Vowels are open sounds and consonants are relatively closed.
The idea that English has five vowels – a, e, i, o, and u – is slightly misleading. This statement refers to those letters of the alphabet which can be used to represent some of the many open sounds of the language.
Examples
Here are some examples of words which end with a vowel:
agenda, bar, go, queue, tea, empty
Here are some examples of words which end with a consonant:
brick, hat, grab, tap, plum, fuss, does, which, belong
Use
The terms vowel and consonant are fairly loose terms for the vast variety of sounds which make up any language.
Most people are comfortable with words which are spoken as
vowel-consonant-vowel-consonant
This sequence of sounds is easy to articulate – as in potato.
Consumer products are given such terms because they are easily repeated and memorised:
There are approximately forty-two vowel sounds and fifty consonant sounds in English.
The written code which attempts to represent all known sounds in all known languages is the International Phonetic Alphabet.
The symbols comprising the code are used in dictionaries to indicate the pronunciation of a word:
hat = /hæt/
The code can be useful to non-native students of any language as a guide to pronunciation — provided they understand the code.
If the code has been learned, a speaker can—in theory!— read out a paragraph in any language without understanding its meaning. [Accomplished actors have been known to use this technique.]

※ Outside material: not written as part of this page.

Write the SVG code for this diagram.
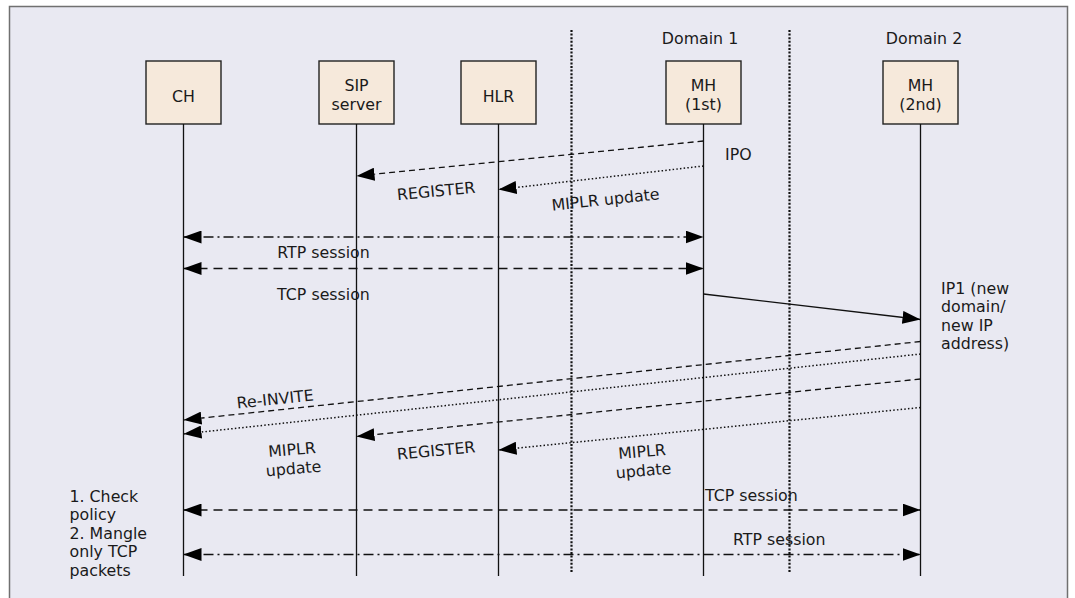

Phonology is a complex and detailed study of language sounds in which the smallest unit of sound is known as a phoneme – one single sound which cannot be split up into anything smaller as part of a particular language.
English spelling and English pronunciation have an extremely loose connection. This is a product of the history of the language, the wide-ranging mixture of speakers, and the important fact that speech and writing in any language are two separate systems.
Linguists regard speech as primary and writing as secondary.
We acquire speech naturally, just as we grow taller or get a second set of teeth. Writing on the other hand has to be learned – in the same way as we learn to drive a car.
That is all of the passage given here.